I suspect there may be a few less than 12,300 living there in the days and weeks ahead. 

The City’s conduct:  apparently its design of a drainage system caused the landowners property to be classified as “wetlands” under California’s environmental laws, meaning that he was precluded from developing condos.

Yeah – the land he acquired for $1 million.

The City of Half Moon Bay and its taxpayers must now pay him $36.8 million for that same land. 

Oh yeah — the Hon. Vaughn Walker called the city’s expert witnesses “uninformed” and their opinions on topography and drainage “baseless.”

I’m sure his A.B. degree from the Univ. of Mich. was in civil engineering.

31 Responses to “Sometimes Even I Wonder Why We Give These Guys/Gals Lifetime Appointments: Fed Judge Bankrupts Bay Area Town”
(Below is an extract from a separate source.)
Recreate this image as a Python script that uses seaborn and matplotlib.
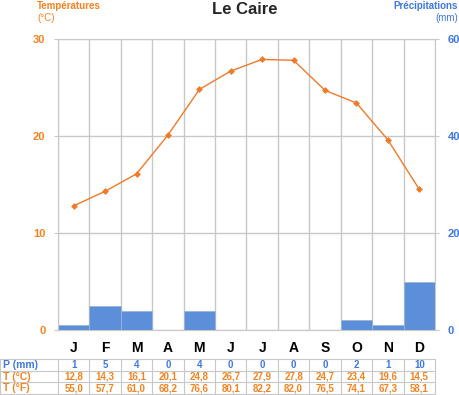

  1. Good for him. Maybe the state will think twice about rendering people’s property worthless with idiotic environmental regulations after getting socked with a few judgments like this. And maybe voters will think twice about approving them when they have to pay the bills for the consequences of their “green” fetish.

    CTD (27ea98)

  2. My layman’s knowledge makes me question how the landowner could have a valid claim. The wetlands were created long before he bought the property (perhaps the reason he was able to buy the property for such a low price) and he presumably bought the property aware of the ‘city-made wetlands’ (the city didn’t hide what was done and any non-nitwit developer knows to check the property for environmental issues before writing a check as the current owners can be tagged with cleaning up violations that preceded their ownership), and since man-made or not, wetlands can’t be developed into much of anything, how does he get to stake a claim for losing value that he never had in the first place?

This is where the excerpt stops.